Not just Ganga Talao, but nearby are giant statues that are pretty popular and have become synonymous with the island nation. The whole landscape of Grand Bassin is one of piety and sanctity, combining all the elements of nature. Even on the day of our visit to the Ganga Talao, the whole area was shrouded in mist adding a mythical feel to the most sacred place of Mauritius, as if it was a landscape near Mansarovar in Tibet, only that the Himalayas were missing!
Adding to this already beautiful landscape of the Grand Bassin, is a breathtaking larger than life representation of Goddess Durga standing tall at 108 feet, just a few metres away from the sacred lake. The figurine was consecrated in 2017, and is considered the world’s tallest statue of any female deity.
A work of both Indian and Mauritian craftsmanship, the Durga Maa sculpture is made of approximately 400 tonnes of iron and 2000m3 (cubic metre) of concrete. The work on the figurine started in 2011, and it took almost 6 years for the completion of the graven image.

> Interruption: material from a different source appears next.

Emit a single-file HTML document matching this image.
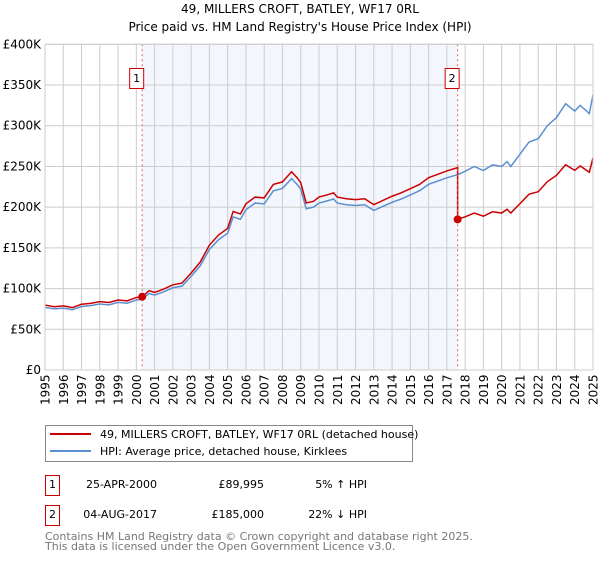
<!DOCTYPE html>
<html><head><meta charset="utf-8"><style>
body{margin:0;background:#fff;width:600px;height:560px;overflow:hidden}
text{font-family:"DejaVu Sans","Liberation Sans",sans-serif}
</style></head><body>
<svg id="chart" width="600" height="560" xmlns="http://www.w3.org/2000/svg">
<text x="300" y="13" text-anchor="middle" font-size="12">49, MILLERS CROFT, BATLEY, WF17 0RL</text>
<text x="300" y="31" text-anchor="middle" font-size="12">Price paid vs. HM Land Registry's House Price Index (HPI)</text>
<g id="plot"></g>
<g>
<rect x="45.5" y="425.5" width="367" height="36" fill="#fff" stroke="#888"/>
<line x1="50" y1="434" x2="91" y2="434" stroke="#cc0000" stroke-width="2"/>
<text x="100" y="438" font-size="11">49, MILLERS CROFT, BATLEY, WF17 0RL (detached house)</text>
<line x1="50" y1="451" x2="91" y2="451" stroke="#5b8fd0" stroke-width="2"/>
<text x="100" y="455" font-size="11">HPI: Average price, detached house, Kirklees</text>
</g>
<g font-size="11">
<rect x="45.5" y="475.5" width="14" height="20" fill="#fff" stroke="#cc0000"/>
<text x="52.5" y="488" text-anchor="middle">1</text>
<text x="157" y="488" text-anchor="end">25-APR-2000</text>
<text x="264" y="488" text-anchor="end">£89,995</text>
<text x="367" y="488" text-anchor="end">5% ↑ HPI</text>
<rect x="45.5" y="505.5" width="14" height="20" fill="#fff" stroke="#cc0000"/>
<text x="52.5" y="518" text-anchor="middle">2</text>
<text x="157" y="518" text-anchor="end">04-AUG-2017</text>
<text x="264" y="518" text-anchor="end">£185,000</text>
<text x="367" y="518" text-anchor="end">22% ↓ HPI</text>
</g>
<text x="45" y="540" font-size="11" fill="#777">Contains HM Land Registry data © Crown copyright and database right 2025.</text>
<text x="45" y="550" font-size="11" fill="#777">This data is licensed under the Open Government Licence v3.0.</text>
</svg>
<script>
const yTicks=[0,50000,100000,150000,200000,250000,300000,350000,400000];
const yTickLabels=["£0","£50K","£100K","£150K","£200K","£250K","£300K","£350K","£400K"];
const xYears=[1995,1996,1997,1998,1999,2000,2001,2002,2003,2004,2005,2006,2007,2008,2009,2010,2011,2012,2013,2014,2015,2016,2017,2018,2019,2020,2021,2022,2023,2024,2025];
const hpiDates=[1995,1995.5,1996,1996.5,1997,1997.5,1998,1998.5,1999,1999.5,2000,2000.3,2000.7,2001,2001.5,2002,2002.5,2003,2003.5,2004,2004.5,2005,2005.3,2005.7,2006,2006.5,2007,2007.5,2008,2008.5,2008.8,2009,2009.3,2009.7,2010,2010.5,2010.8,2011,2011.5,2012,2012.5,2013,2013.2,2013.6,2014,2014.5,2015,2015.5,2016,2016.5,2017,2017.6,2018,2018.5,2019,2019.5,2020,2020.3,2020.5,2021,2021.5,2022,2022.5,2023,2023.5,2024,2024.3,2024.8,2025];
const hpiValues=[77000,75000,76000,74000,78000,79000,81000,80000,83000,82000,86000,86500,94000,92000,96000,101000,103000,115000,128000,148000,160000,168000,188000,185000,197000,205000,204000,220000,223000,235000,228000,222000,198000,200000,205000,208000,210000,205000,203000,202000,203000,196000,198000,202000,206000,210000,215000,220000,228000,232000,236000,240000,244000,250000,245000,252000,250000,256000,250000,265000,280000,284000,300000,310000,327000,318000,325000,315000,338000,342000];
const saleDates=[2000.32,2017.59];
const salePrices=[89995,185000];
const X0=45,X1=593,Y0=370,Y1=44.3;
const x=d=>X0+(d-1995)/(2025-1995)*(X1-X0);
const y=v=>Y0-v/400000*(Y0-Y1);
const NS="http://www.w3.org/2000/svg";
const plot=document.getElementById('plot');
function mk(tag,attrs){const e=document.createElementNS(NS,tag);for(const k in attrs)e.setAttribute(k,attrs[k]);plot.appendChild(e);return e;}
let e=mk('rect',{x:x(saleDates[0]),y:Y1,width:x(saleDates[1])-x(saleDates[0]),height:Y0-Y1,fill:'#eef3fc',opacity:0.7});


xYears.forEach((yr,i)=>{
 let g=mk('line',{x1:x(yr),x2:x(yr),y1:Y1,y2:Y0,stroke:'#ccc','stroke-width':1});
 
 
 let t=mk('text',{transform:`translate(${x(yr)+4.5},${Y0+35}) rotate(-90)`,'font-size':12});
 t.textContent=yr;
 
 
});
yTicks.forEach((v,i)=>{
 let g=mk('line',{x1:X0,x2:X1,y1:y(v),y2:y(v),stroke:'#ccc','stroke-width':1});
 
 
 let t=mk('text',{x:X0-4,y:y(v)+4,'text-anchor':'end','font-size':12});
 t.textContent=yTickLabels[i];
 
 
});
function hpiAt(d){for(let i=1;i<hpiDates.length;i++){if(d<=hpiDates[i]){const f=(d-hpiDates[i-1])/(hpiDates[i]-hpiDates[i-1]);return hpiValues[i-1]+f*(hpiValues[i]-hpiValues[i-1]);}}return hpiValues[hpiValues.length-1];}
const r0=salePrices[0]/hpiAt(saleDates[0]),r1=salePrices[1]/hpiAt(saleDates[1]);
let bp=hpiDates.map((d,i)=>`${x(d)},${y(hpiValues[i])}`).join(' ');
let blue=mk('polyline',{points:bp,fill:'none',stroke:'#5b8fd0','stroke-width':1.5});


let rp=[];
hpiDates.forEach((d,i)=>{if(d<saleDates[1])rp.push([d,hpiValues[i]*r0]);});
rp.push([saleDates[1],hpiAt(saleDates[1])*r0]);
rp.push([saleDates[1],salePrices[1]]);
hpiDates.forEach((d,i)=>{if(d>saleDates[1])rp.push([d,hpiValues[i]*r1]);});
let red=mk('polyline',{points:rp.map(p=>`${x(p[0])},${y(p[1])}`).join(' '),fill:'none',stroke:'#cc0000','stroke-width':1.5});


saleDates.forEach((d,i)=>{
 let l=mk('line',{x1:x(d),x2:x(d),y1:Y1,y2:Y0,stroke:'#e06060','stroke-dasharray':'2,3','stroke-width':1});
 
 
 let c=mk('circle',{cx:x(d),cy:y(salePrices[i]),r:4,fill:'#cc0000'});
 
 
 let b=mk('rect',{x:x(d)-12.5,y:68.5,width:14,height:20,fill:'#fff',stroke:'#cc0000'});
 
 
 let t=mk('text',{x:x(d)-5.5,y:82,'text-anchor':'middle','font-size':11});
 t.textContent=String(i+1);
 
 
});
let fr=mk('rect',{x:X0,y:Y1,width:X1-X0,height:Y0-Y1,fill:'none',stroke:'#ccc'});


</script>
</body></html>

She’s a sight to behold along with that of the Mangal Mahadev statue nearby.
Again, the Mangal Mahadev is a spectacle while holding a trident in his hand and looming large at 108 feet height. This impressive figurine of Lord Shiva was consecrated in 2007 and is supposedly a replica of his namesake statue at the Sursagar lake in Vadodara, Gujarat.
This is not all. There is a 108 feet tall statue of Lord Venkateshwara at Hari Hara Devasthanam; a temple dedicated to Draupadi, which is supposedly the very first Hindu temple in Mauritius, and many more such unique sacred spaces all across this island nation that we shall save for another day’s story!